# [COLLECTED DATA]
<<<<

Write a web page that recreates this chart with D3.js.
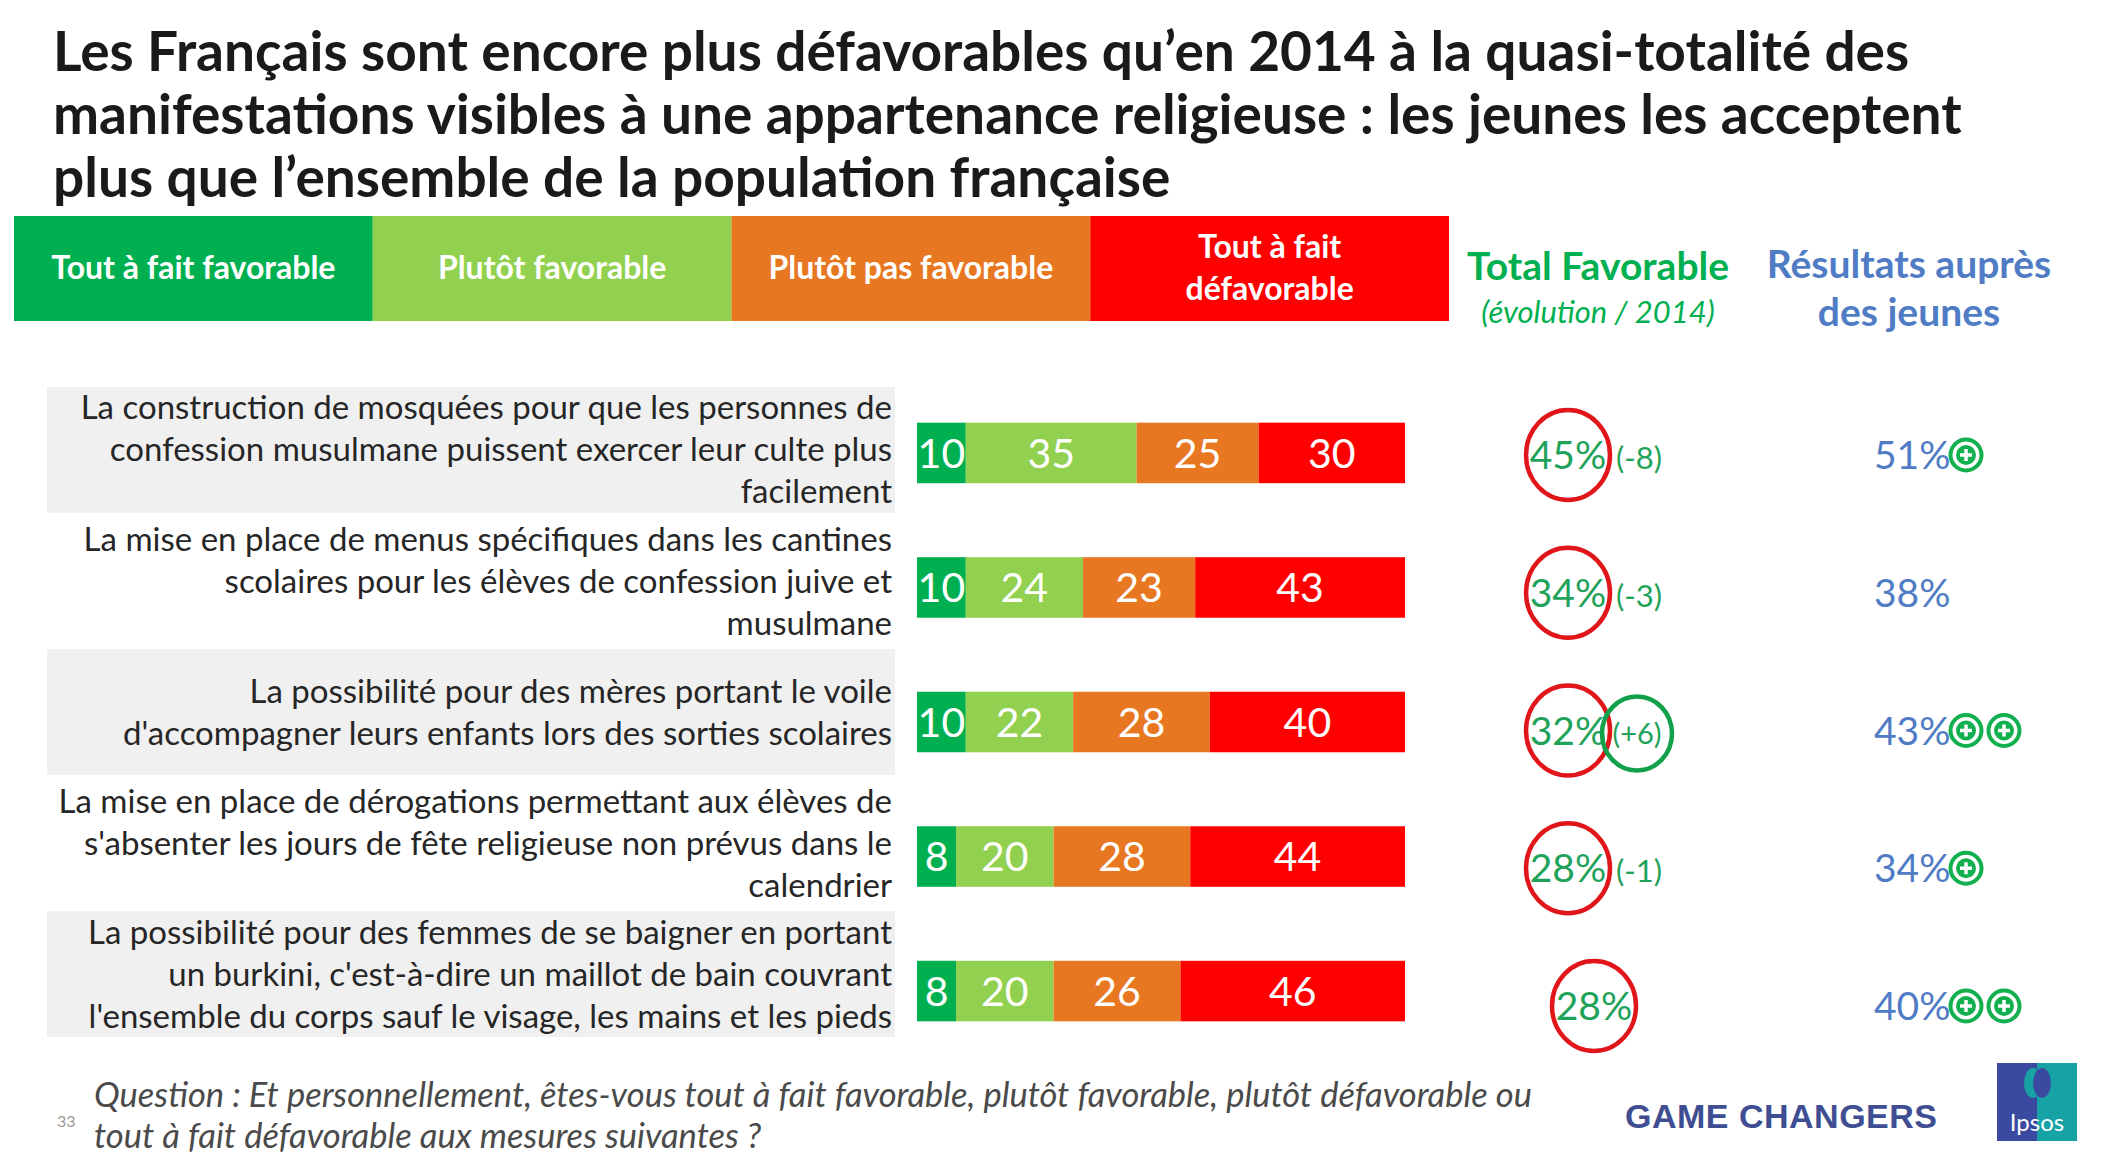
<!DOCTYPE html>
<html>
<head>
<meta charset="utf-8">
<script src="https://cdn.jsdelivr.net/npm/d3@7"></script>
<style>
  body { margin: 0; background: #fff; }
  svg { display: block; font-family: Lato, "Open Sans", sans-serif; }
</style>
</head>
<body>
<svg id="chart"></svg>
<script>
// data
const titleLines = [
  "Les Français sont encore plus défavorables qu’en 2014 à la quasi-totalité des",
  "manifestations visibles à une appartenance religieuse : les jeunes les acceptent",
  "plus que l’ensemble de la population française"
];
const categories = ["Tout à fait favorable", "Plutôt favorable", "Plutôt pas favorable", "Tout à fait défavorable"];
const items = [
  ["La construction de mosquées pour que les personnes de", "confession musulmane puissent exercer leur culte plus", "facilement"],
  ["La mise en place de menus spécifiques dans les cantines", "scolaires pour les élèves de confession juive et", "musulmane"],
  ["La possibilité pour des mères portant le voile", "d'accompagner leurs enfants lors des sorties scolaires"],
  ["La mise en place de dérogations permettant aux élèves de", "s'absenter les jours de fête religieuse non prévus dans le", "calendrier"],
  ["La possibilité pour des femmes de se baigner en portant", "un burkini, c'est-à-dire un maillot de bain couvrant", "l'ensemble du corps sauf le visage, les mains et les pieds"]
];
const toutFavorable = [10, 10, 10, 8, 8];
const plutotFavorable = [35, 24, 22, 20, 20];
const plutotPasFavorable = [25, 23, 28, 28, 26];
const toutDefavorable = [30, 43, 40, 44, 46];
const totalFavorable = [45, 34, 32, 28, 28];
const evolution = ["(-8)", "(-3)", "(+6)", "(-1)", null];
const evolutionUp = [false, false, true, false, false];
const jeunes = [51, 38, 43, 34, 40];
const jeunesPlus = [1, 0, 2, 1, 2];
const question = [
  "Question : Et personnellement, êtes-vous tout à fait favorable, plutôt favorable, plutôt défavorable ou",
  "tout à fait défavorable aux mesures suivantes ?"
];

const W = 2118, H = 1174;
const colors = ["#00B050", "#92D050", "#E87722", "#FF0000"];
const green = "#1FA25A", blue = "#4F7CC4";

const svg = d3.select("#chart").attr("width", W).attr("height", H);
svg.append("rect").attr("width", W).attr("height", H).attr("fill", "#fff");

// title
svg.append("g").selectAll("text")
  .data(titleLines)
  .enter()
  .append("text")
  .attr("x", 53)
  .attr("y", (d, i) => 71 + i * 63)
  .attr("font-size", 55)
  .attr("font-weight", 700)
  .attr("fill", "#1a1a1a")
  .text(d => d);

// legend header boxes
const hx = d3.scaleBand().domain(categories).range([14, 1449]);
const head = svg.append("g");
head.selectAll("rect")
  .data(categories)
  .enter()
  .append("rect")
  .attr("x", d => hx(d))
  .attr("y", 216)
  .attr("width", hx.bandwidth())
  .attr("height", 105)
  .attr("fill", (d, i) => colors[i]);
head.selectAll("text")
  .data(categories)
  .enter()
  .append("text")
  .attr("x", d => hx(d) + hx.bandwidth() / 2)
  .attr("y", 279)
  .attr("text-anchor", "middle")
  .attr("font-size", 32)
  .attr("font-weight", 700)
  .attr("fill", "#fff")
  .each(function (d, i) {
    const t = d3.select(this);
    if (i === 3) {
      t.append("tspan").attr("x", hx(d) + hx.bandwidth() / 2).attr("y", 258).text("Tout à fait");
      t.append("tspan").attr("x", hx(d) + hx.bandwidth() / 2).attr("y", 300).text("défavorable");
    } else {
      t.text(d);
    }
  });

svg.append("text").attr("x", 1598).attr("y", 280).attr("text-anchor", "middle")
  .attr("font-size", 39).attr("font-weight", 700).attr("fill", "#00B050").text("Total Favorable");
svg.append("text").attr("x", 1598).attr("y", 323).attr("text-anchor", "middle")
  .attr("font-size", 31).attr("font-style", "italic").attr("fill", "#00B050").text("(évolution / 2014)");
svg.append("text").attr("x", 1909).attr("y", 278).attr("text-anchor", "middle")
  .attr("font-size", 39).attr("font-weight", 700).attr("fill", blue).text("Résultats auprès");
svg.append("text").attr("x", 1909).attr("y", 326).attr("text-anchor", "middle")
  .attr("font-size", 39).attr("font-weight", 700).attr("fill", blue).text("des jeunes");

// row scales
const rowIdx = d3.range(items.length);
const yLabel = d3.scaleBand().domain(rowIdx).range([387, 1037]).paddingInner(0.04);
const yBar = d3.scaleBand().domain(rowIdx).range([385, 1059]).paddingInner(0.55).paddingOuter(0.28);
const yRight = d3.scalePoint().domain(rowIdx).range([455, 1006]);
const x = d3.scaleLinear().domain([0, 100]).range([917, 1405]);

// gray panels on alternate rows
svg.append("g").selectAll("rect")
  .data(rowIdx.filter(i => i % 2 === 0))
  .enter()
  .append("rect")
  .attr("x", 47)
  .attr("y", i => yLabel(i))
  .attr("width", 848)
  .attr("height", yLabel.bandwidth())
  .attr("fill", "#F0F0F0");

// row labels
const lineH = 42;
svg.append("g").selectAll("text")
  .data(items)
  .enter()
  .append("text")
  .attr("text-anchor", "end")
  .attr("font-size", 33)
  .attr("fill", "#262626")
  .each(function (lines, i) {
    const cy = yLabel(i) + yLabel.bandwidth() / 2;
    const top = cy - (lines.length - 1) * lineH / 2;
    d3.select(this).selectAll("tspan")
      .data(lines)
      .enter()
      .append("tspan")
      .attr("x", 892)
      .attr("y", (l, j) => top + j * lineH)
      .attr("dy", "0.35em")
      .text(l => l);
  });

// stacked bars
const table = rowIdx.map(i => ({
  i, "Tout à fait favorable": toutFavorable[i], "Plutôt favorable": plutotFavorable[i],
  "Plutôt pas favorable": plutotPasFavorable[i], "Tout à fait défavorable": toutDefavorable[i]
}));
const stacked = d3.stack().keys(categories)(table);
const seg = svg.append("g").selectAll("g")
  .data(stacked)
  .enter()
  .append("g")
  .attr("fill", (d, k) => colors[k]);
seg.selectAll("rect")
  .data(d => d)
  .enter()
  .append("rect")
  .attr("x", d => x(d[0]))
  .attr("y", d => yBar(d.data.i))
  .attr("width", d => x(d[1]) - x(d[0]))
  .attr("height", yBar.bandwidth());
seg.selectAll("text")
  .data(d => d)
  .enter()
  .append("text")
  .attr("x", d => (x(d[0]) + x(d[1])) / 2)
  .attr("y", d => yBar(d.data.i) + yBar.bandwidth() / 2)
  .attr("dy", "0.36em")
  .attr("text-anchor", "middle")
  .attr("font-size", 41)
  .attr("fill", "#fff")
  .text(d => d[1] - d[0]);

// total favorable column
const tot = svg.append("g");
rowIdx.forEach(i => {
  const cy = yRight(i);
  const cx = evolution[i] ? 1568 : 1594;
  tot.append("text").attr("x", cx).attr("y", cy).attr("dy", "0.36em")
    .attr("text-anchor", "middle").attr("font-size", 39).attr("fill", green)
    .text(totalFavorable[i] + "%");
  tot.append("ellipse").attr("cx", cx).attr("cy", cy).attr("rx", 42).attr("ry", 45)
    .attr("fill", "none").attr("stroke", "#E0161B").attr("stroke-width", 4.5);
  if (evolution[i]) {
    tot.append("text").attr("x", evolutionUp[i] ? 1637 : 1616).attr("y", cy + 3).attr("dy", "0.36em")
      .attr("text-anchor", evolutionUp[i] ? "middle" : "start")
      .attr("font-size", evolutionUp[i] ? 29 : 31).attr("fill", green)
      .text(evolution[i]);
    if (evolutionUp[i]) {
      tot.append("ellipse").attr("cx", 1637).attr("cy", cy + 3).attr("rx", 35).attr("ry", 37)
        .attr("fill", "none").attr("stroke", "#12A04A").attr("stroke-width", 4.5);
    }
  }
});

// youth column with plus markers
const jg = svg.append("g");
rowIdx.forEach(i => {
  const cy = yRight(i);
  jg.append("text").attr("x", 1874).attr("y", cy).attr("dy", "0.36em")
    .attr("font-size", 39).attr("fill", blue).text(jeunes[i] + "%");
  d3.range(jeunesPlus[i]).forEach(k => {
    const px = 1966 + k * 38;
    const p = jg.append("g").attr("transform", `translate(${px},${cy})`);
    p.append("circle").attr("r", 15.5).attr("fill", "#fff").attr("stroke", "#12B04E").attr("stroke-width", 4);
    p.append("circle").attr("r", 10).attr("fill", "#12B04E");
    p.append("path").attr("d", "M-6,0H6M0,-6V6").attr("stroke", "#fff").attr("stroke-width", 3.5);
  });
});

// footer
svg.append("text").attr("x", 57).attr("y", 1127).attr("font-size", 16).attr("fill", "#999").text("33");
svg.append("g").selectAll("text")
  .data(question)
  .enter()
  .append("text")
  .attr("x", 94)
  .attr("y", (d, i) => 1107 + i * 41)
  .attr("font-size", 34.5)
  .attr("font-style", "italic")
  .attr("fill", "#4a4a4a")
  .text(d => d);

svg.append("text").attr("x", 1625).attr("y", 1128)
  .attr("font-family", "'Liberation Sans', Arial, sans-serif")
  .attr("font-size", 34).attr("font-weight", 700).attr("fill", "#3F4E92")
  .attr("textLength", 312).text("GAME CHANGERS");

// Ipsos logo
const logo = svg.append("g").attr("transform", "translate(1997,1063)");
logo.append("rect").attr("width", 80).attr("height", 78).attr("fill", "#3A4AA0");
logo.append("rect").attr("x", 40).attr("width", 40).attr("height", 78).attr("fill", "#17A3A5");
logo.append("ellipse").attr("cx", 36).attr("cy", 20).attr("rx", 9).attr("ry", 15).attr("fill", "#17A3A5");
logo.append("ellipse").attr("cx", 45).attr("cy", 20).attr("rx", 9).attr("ry", 15).attr("fill", "#3A4AA0");
logo.append("text").attr("x", 40).attr("y", 68).attr("text-anchor", "middle")
  .attr("font-size", 24).attr("fill", "#fff").text("Ipsos");
</script>
</body>
</html>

>>>>

# [STATED TASK]
Which lines in the data above contain "chart"? Show each one.

# [SOLVED PROBLEM]
Write a web page that recreates this chart with D3.js.
<svg id="chart"></svg>
const svg = d3.select("#chart").attr("width", W).attr("height", H);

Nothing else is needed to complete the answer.